European Fund managers can be forgiven for looking forward to the 3rd January 2018 and, with it, the back of projects like PRIIPS and MiFID 2.
The demands on management time will recede: No more reading regulatory consultation papers, attending project meetings, and answering client questions.
Even the compliance department – who some might say have have acted like mutinous pirates for the last few years, holding the business to ransom whilst they ransacked the capex and IT budgets – might revert to their mild-mannered former selves.
However, beyond the sigh of relief that the industry will no doubt be uttering once the deadline has passed, it’s worth reflecting on the fact that some forward-looking active managers will be embracing MiFID 2 as a new opportunity.
Proving your value-add
Let’s take a step back and remind ourselves what the point of these regulatory initiatives is: to ensure that the investment management industry is truly and transparently aligned with the interests of the end client.
Consider, for example, what is possibly the most radical of all MiFID 2 changes: the unbundling of commissions.
Commission unbundling is being driven by concerns about conflicts of interest. It’s not about a preference for passive versus active management, or excessive spending of client money on low-quality and/or biased research. The use of commissions to pay for research makes it difficult to identify which research is delivering ROI, and which execution services are providing the best value to end investors.
MiFID 2 serves to remind the investment management industry that it’s in business to provide a fair, genuinely valuable service to the people who are paying for it.
Wherever conflicts may be deemed to arise, they need to be managed, and firms must demonstrate that they are being managed.
A new cultural focus on data
To succeed – and indeed survive – in this new world, investment managers must grasp the fact that, above and beyond changes to processes and controls, a cultural shift is required.
This means being honest with ourselves, as well as with our end investors, about the value we add, the resources we use to get there, and who benefits throughout the process.
In the midst of a wide range of regulation-driven process changes, it is data and reporting that will play a huge role in this new MiFID 2 world of alignment and transparency.

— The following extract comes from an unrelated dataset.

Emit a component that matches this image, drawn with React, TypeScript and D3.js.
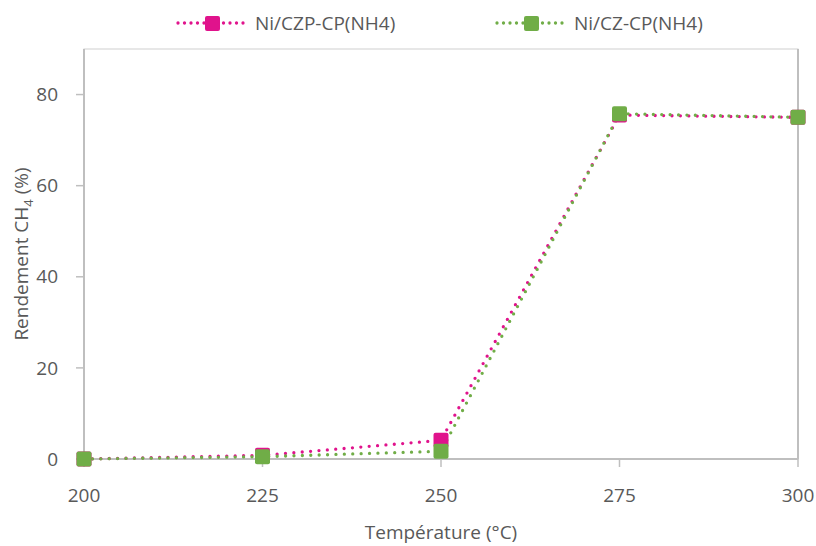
import React from "react";
import * as d3 from "d3";

const temps = [200, 225, 250, 275, 300];
const czp = [0, 0.8, 4.1, 75.5, 75.0];
const cz = [0, 0.5, 1.7, 75.8, 75.0];
const xTicks = [200, 225, 250, 275, 300];
const yTicks = [0, 20, 40, 60, 80];
const seriesNames = ["Ni/CZP-CP(NH4)", "Ni/CZ-CP(NH4)"];
const colors = ["#e0138c", "#70ad47"];

const W = 816, H = 546;
const m = { l: 84, r: 18, t: 49, b: 87 };
const font = "'Open Sans', 'Noto Sans', sans-serif";
const fs = 19;

export default function App() {
  const x = d3.scaleLinear().domain([200, 300]).range([m.l, W - m.r]);
  const y = d3.scaleLinear().domain([0, 90]).range([H - m.b, m.t]);
  const line = d3.line<number>().x((_, i) => x(temps[i])).y((d) => y(d));
  const series = [czp, cz];
  const legendX = [178, 497];
  return (
    <svg width={W} height={H} style={{ position: "absolute", left: 0, top: 0 }} fontFamily={font}>
      <rect width={W} height={H} fill="#fff" />
      <rect x={m.l} y={m.t} width={W - m.l - m.r} height={H - m.t - m.b} fill="none" stroke="#d0d0d0" strokeWidth={1} />
      <line x1={m.l} x2={m.l} y1={m.t} y2={y(0)} stroke="#bfbfbf" strokeWidth={2} />
      <line x1={m.l} x2={W - m.r} y1={y(0)} y2={y(0)} stroke="#bfbfbf" strokeWidth={2} />
      <line x1={W - m.r} x2={W - m.r} y1={m.t} y2={y(0)} stroke="#bfbfbf" strokeWidth={2} />
      {yTicks.map((t) => (
        <g key={t}>
          <line x1={m.l - 8} x2={m.l} y1={y(t)} y2={y(t)} stroke="#bfbfbf" strokeWidth={1.5} />
          <text x={m.l - 26} y={y(t)} dy="0.35em" textAnchor="end" fontSize={fs} fill="#595959">{t}</text>
        </g>
      ))}
      {xTicks.map((t) => (
        <g key={t}>
          <line x1={x(t)} x2={x(t)} y1={y(0)} y2={y(0) + 8} stroke="#bfbfbf" strokeWidth={1.5} />
          <text x={x(t)} y={y(0) + 43} textAnchor="middle" fontSize={fs} fill="#595959">{t}</text>
        </g>
      ))}
      <text x={441} y={539} textAnchor="middle" fontSize={fs} fill="#595959">Température (°C)</text>
      <text transform={`translate(28,${254}) rotate(-90)`} textAnchor="middle" fontSize={fs} fill="#595959">
        Rendement CH<tspan fontSize={13} dy={5}>4</tspan><tspan dy={-5}> (%)</tspan>
      </text>
      {series.map((s, k) => (
        <path key={k} d={line(s) || ""} fill="none" stroke={colors[k]} strokeWidth={3.3} strokeDasharray="0 8.4" strokeLinecap="round" />
      ))}
      {series.map((s, k) =>
        s.map((v, i) => (
          <rect key={`${k}-${i}`} x={x(temps[i]) - 7.5} y={y(v) - 7.5} width={15} height={15} rx={2} fill={colors[k]} />
        ))
      )}
      {seriesNames.map((n, k) => (
        <g key={n}>
          <line x1={legendX[k]} x2={legendX[k] + 69} y1={23} y2={23} stroke={colors[k]} strokeWidth={3.3} strokeDasharray="0 6.5" strokeLinecap="round" />
          <rect x={legendX[k] + 27} y={16} width={15} height={15} rx={2} fill={colors[k]} />
          <text x={legendX[k] + 77} y={23} dy="0.35em" fontSize={fs} fill="#595959">{n}</text>
        </g>
      ))}
    </svg>
  );
}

Post MiFID 2, firms will be required to record and store unprecedented amounts of data not only about what they did, but why they did it. The whole value chain is affected, from product governance, client suitability, investment decision-making through to broker selection.
As ever, some jurisdictions will interpret the ESMA directives in different ways, and some individual firms will look for wiggle room to do the minimum required in order to comply. But firms that value their reputations will be recording all meaningful decisions and actions so that they are justifiable ex post facto.

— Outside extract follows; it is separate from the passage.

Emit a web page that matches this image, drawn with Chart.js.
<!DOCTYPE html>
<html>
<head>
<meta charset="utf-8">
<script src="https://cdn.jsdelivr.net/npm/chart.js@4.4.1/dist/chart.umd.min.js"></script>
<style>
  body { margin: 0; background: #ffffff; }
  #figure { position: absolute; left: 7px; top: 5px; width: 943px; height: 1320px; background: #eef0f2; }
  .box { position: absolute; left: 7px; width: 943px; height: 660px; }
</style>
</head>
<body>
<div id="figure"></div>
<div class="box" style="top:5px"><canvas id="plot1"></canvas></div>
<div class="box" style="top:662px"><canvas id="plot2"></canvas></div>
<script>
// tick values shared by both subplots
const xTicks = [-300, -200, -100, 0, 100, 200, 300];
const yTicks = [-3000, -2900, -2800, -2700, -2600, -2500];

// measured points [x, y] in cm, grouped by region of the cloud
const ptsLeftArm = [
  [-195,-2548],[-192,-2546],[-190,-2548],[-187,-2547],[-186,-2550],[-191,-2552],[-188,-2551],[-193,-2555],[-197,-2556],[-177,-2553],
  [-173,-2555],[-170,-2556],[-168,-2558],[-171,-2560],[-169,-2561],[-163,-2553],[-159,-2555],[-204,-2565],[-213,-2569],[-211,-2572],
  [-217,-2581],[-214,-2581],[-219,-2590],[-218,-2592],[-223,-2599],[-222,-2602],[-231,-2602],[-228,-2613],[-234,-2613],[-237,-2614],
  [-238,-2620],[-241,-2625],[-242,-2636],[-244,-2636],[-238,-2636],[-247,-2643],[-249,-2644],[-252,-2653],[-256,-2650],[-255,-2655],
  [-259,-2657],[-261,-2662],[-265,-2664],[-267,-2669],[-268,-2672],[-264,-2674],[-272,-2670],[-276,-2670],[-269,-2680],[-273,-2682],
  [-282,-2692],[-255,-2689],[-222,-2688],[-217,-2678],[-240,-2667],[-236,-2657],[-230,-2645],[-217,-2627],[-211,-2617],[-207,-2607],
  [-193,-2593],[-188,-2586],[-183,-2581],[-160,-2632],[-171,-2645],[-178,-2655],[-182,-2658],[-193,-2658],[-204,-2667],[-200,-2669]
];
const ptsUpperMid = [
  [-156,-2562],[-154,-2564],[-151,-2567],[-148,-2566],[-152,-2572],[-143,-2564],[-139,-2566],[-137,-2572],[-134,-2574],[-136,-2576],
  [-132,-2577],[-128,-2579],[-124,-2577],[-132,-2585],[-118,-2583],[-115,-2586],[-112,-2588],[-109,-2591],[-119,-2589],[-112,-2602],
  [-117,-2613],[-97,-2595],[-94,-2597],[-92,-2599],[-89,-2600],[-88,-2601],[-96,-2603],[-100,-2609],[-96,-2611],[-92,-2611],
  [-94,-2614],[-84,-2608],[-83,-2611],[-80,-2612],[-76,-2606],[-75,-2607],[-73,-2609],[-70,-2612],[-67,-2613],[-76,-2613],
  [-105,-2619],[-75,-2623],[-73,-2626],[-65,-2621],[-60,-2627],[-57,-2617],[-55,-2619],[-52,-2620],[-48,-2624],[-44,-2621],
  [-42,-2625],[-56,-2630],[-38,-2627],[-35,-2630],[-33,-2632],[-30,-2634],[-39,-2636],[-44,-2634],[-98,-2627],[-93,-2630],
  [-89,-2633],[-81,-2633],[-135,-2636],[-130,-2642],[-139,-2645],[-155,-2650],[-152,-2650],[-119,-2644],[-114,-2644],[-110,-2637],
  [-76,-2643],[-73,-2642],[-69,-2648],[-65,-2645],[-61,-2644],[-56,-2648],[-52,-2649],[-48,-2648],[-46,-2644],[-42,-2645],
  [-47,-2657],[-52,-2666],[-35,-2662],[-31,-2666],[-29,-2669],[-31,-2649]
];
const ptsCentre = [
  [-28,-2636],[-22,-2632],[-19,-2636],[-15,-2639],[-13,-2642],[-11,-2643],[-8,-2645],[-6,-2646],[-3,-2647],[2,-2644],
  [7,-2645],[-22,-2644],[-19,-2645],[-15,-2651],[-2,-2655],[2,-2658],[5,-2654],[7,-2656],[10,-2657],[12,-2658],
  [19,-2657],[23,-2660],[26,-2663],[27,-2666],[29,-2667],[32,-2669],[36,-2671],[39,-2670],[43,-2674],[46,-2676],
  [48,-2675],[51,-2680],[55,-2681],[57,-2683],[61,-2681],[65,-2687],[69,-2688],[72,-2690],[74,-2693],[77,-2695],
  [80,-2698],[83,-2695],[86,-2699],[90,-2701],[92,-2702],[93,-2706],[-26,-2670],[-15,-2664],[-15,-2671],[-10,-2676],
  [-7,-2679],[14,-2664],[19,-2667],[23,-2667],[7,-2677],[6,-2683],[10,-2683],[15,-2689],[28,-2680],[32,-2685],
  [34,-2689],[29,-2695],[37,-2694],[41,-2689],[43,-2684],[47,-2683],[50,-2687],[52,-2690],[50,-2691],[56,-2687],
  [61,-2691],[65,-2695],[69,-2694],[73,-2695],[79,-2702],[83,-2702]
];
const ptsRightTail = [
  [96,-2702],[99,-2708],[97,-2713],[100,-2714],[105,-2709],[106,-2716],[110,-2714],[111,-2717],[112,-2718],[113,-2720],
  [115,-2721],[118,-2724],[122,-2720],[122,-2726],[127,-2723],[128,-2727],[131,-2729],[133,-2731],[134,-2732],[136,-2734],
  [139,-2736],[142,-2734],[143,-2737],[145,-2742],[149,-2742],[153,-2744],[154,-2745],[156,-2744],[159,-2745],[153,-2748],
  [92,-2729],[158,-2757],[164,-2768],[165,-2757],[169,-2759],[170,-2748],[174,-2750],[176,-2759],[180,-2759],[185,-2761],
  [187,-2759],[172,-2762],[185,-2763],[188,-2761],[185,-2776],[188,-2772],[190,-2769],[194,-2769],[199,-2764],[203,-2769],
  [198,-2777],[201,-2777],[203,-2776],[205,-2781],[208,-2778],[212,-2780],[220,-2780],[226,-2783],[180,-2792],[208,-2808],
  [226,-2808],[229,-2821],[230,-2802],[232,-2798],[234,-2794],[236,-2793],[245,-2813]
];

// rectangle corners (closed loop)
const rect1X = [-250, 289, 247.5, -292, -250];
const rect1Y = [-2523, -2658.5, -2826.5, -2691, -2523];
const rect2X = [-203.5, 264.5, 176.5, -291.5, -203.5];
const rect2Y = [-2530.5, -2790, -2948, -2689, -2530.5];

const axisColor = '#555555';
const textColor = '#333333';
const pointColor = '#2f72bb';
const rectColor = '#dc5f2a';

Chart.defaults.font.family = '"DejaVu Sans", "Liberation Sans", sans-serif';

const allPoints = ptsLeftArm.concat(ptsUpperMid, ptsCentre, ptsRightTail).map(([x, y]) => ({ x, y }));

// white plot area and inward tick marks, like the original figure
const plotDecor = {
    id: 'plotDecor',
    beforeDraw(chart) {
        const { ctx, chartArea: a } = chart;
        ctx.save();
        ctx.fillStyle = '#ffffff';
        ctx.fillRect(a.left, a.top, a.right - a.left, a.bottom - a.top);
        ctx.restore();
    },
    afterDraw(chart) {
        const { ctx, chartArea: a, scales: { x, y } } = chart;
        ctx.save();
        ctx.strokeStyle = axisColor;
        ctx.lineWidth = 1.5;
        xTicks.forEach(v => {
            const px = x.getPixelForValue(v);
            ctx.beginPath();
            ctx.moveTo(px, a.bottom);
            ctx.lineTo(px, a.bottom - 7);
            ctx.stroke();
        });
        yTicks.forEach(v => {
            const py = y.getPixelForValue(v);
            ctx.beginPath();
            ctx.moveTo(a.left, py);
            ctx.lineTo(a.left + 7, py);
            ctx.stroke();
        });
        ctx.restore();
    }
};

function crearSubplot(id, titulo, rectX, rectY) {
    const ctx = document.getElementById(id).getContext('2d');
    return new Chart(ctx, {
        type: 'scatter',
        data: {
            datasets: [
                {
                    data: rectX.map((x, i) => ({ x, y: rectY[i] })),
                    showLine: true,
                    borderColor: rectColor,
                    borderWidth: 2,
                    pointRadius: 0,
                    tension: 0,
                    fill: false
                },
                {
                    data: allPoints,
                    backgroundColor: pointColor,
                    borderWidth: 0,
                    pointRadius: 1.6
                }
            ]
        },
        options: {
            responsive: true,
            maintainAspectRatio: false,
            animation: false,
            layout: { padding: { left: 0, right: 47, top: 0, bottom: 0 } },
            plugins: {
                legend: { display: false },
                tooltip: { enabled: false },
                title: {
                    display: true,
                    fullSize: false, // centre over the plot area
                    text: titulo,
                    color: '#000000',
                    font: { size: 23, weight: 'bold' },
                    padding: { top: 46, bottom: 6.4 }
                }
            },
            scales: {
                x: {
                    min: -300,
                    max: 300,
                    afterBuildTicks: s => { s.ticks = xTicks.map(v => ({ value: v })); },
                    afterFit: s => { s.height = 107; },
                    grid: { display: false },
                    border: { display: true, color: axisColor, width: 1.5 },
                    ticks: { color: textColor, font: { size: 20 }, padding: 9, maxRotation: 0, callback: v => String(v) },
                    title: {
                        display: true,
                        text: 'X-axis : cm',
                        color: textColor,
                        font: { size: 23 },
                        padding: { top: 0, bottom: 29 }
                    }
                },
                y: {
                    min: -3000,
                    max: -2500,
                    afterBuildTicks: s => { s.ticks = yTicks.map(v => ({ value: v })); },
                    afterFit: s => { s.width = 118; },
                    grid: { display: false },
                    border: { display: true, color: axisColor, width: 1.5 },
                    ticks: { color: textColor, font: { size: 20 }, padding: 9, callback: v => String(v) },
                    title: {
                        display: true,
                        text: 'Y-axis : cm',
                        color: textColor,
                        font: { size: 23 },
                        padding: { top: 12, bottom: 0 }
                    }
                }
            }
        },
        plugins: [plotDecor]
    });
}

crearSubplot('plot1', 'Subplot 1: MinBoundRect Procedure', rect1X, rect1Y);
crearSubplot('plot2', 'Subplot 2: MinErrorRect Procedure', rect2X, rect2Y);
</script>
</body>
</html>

Capturing the decision process
When it comes to conversations and decisions that may result in transactions, the new regs go further by requiring firms to record internal conversations between fund managers and their trading desks.
Indeed, anything that contributes to the making of an investment decision (including, it seems, decisions not to invest) is to be recorded and reviewed in order to ensure compliance, especially with regards to managing conflicts of interest.

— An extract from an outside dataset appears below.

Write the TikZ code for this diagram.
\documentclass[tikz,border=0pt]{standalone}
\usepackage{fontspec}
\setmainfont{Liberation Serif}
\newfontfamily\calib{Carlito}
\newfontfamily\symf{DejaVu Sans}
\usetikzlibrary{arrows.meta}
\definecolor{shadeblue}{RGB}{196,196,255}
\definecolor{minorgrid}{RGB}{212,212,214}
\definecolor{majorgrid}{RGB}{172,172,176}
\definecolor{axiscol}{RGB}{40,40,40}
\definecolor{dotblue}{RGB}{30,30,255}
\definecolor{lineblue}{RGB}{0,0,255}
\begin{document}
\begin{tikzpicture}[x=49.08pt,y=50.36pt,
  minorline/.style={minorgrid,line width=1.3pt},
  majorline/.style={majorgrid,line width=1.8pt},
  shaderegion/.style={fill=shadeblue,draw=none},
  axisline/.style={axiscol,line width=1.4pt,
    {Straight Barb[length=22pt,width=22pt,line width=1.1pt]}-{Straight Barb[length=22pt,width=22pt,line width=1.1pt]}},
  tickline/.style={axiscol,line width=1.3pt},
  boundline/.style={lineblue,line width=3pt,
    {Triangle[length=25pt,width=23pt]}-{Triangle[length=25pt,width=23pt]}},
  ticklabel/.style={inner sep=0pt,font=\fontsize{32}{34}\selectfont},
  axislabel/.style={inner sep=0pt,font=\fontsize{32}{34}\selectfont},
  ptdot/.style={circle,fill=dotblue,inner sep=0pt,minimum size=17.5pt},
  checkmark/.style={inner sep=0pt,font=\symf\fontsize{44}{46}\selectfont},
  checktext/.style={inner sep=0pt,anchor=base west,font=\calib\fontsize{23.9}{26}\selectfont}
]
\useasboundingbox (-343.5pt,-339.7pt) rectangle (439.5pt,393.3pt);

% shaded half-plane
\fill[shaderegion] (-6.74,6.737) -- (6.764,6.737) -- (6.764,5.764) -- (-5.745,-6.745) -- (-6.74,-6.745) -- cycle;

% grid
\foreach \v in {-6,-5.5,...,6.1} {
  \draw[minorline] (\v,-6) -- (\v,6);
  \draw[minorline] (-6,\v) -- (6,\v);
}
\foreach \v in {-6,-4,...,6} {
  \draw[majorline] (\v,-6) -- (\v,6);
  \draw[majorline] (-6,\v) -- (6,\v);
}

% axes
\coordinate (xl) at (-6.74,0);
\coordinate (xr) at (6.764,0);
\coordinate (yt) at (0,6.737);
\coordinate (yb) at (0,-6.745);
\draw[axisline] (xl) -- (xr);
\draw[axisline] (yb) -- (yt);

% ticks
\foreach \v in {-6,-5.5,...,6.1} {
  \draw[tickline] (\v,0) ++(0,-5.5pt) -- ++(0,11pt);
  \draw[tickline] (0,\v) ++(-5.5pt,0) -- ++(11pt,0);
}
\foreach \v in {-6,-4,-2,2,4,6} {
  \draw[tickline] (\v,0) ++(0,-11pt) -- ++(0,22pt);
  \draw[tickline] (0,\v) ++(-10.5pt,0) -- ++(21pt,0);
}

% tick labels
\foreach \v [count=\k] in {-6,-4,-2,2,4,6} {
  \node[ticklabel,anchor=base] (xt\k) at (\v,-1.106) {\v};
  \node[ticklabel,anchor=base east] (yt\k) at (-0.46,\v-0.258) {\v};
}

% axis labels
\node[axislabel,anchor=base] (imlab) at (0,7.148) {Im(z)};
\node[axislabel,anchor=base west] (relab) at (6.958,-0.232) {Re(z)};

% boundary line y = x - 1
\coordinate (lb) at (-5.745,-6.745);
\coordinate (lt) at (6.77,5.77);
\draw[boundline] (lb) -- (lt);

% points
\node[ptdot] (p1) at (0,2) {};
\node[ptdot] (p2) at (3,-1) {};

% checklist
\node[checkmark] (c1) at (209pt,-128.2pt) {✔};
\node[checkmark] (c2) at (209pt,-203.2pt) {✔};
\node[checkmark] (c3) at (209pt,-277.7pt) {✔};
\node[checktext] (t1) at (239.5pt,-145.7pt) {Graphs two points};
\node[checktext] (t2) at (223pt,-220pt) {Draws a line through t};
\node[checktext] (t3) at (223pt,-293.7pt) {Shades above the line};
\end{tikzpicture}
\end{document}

Whilst preparing for this hasn’t been fun, this turns out to be where MiFID 2 is inadvertently presenting investment management firms with a huge opportunity.
Now available to fund managers is an enormous new data set of every decision and the context in which it is made.
Recent advances in investment analytics mean the value of this data goes well beyond evidencing regulatory best-practice. In fact, the data can take us to the next frontier in our understanding of investment performance: namely the behavioral factors known to drive investment decision-making performance.
The pain was worth it
By now, we all know that investors – even professional ones – suffer from bias in decision-making and that this is detrimental to investment performance.
In the spirit of Moneyball, the new data footprints created by MiFID 2 can be leveraged to map these behavioral factors and begin the process of controlling their impact. Companies like Essentia Analytics use this data to show fund managers patterns in their investment behavior, whilst “nudging” them to avoid acting on bias.
The proven performance improvement this generates is a win-win for both fund manager and the end investor.
To turn a blind eye to this opportunity – particularly when the data required is already being captured – is not only a bad move commercially, but is exactly what the regulators are trying to protect against.
Best foot forward
There will be plenty of firms that do the bare minimum when it comes to regulation, relying on periodic tick-box exercises.
But given the choice between investing with them, or with a firm that delivers transparent value and leverages data to continuously improve performance, I know where I’d put my money.
Indeed, given the applications of the MiFID 2 data now available, none of us should be surprised to see behavioural analytics becoming a regulatory requirement in the coming years.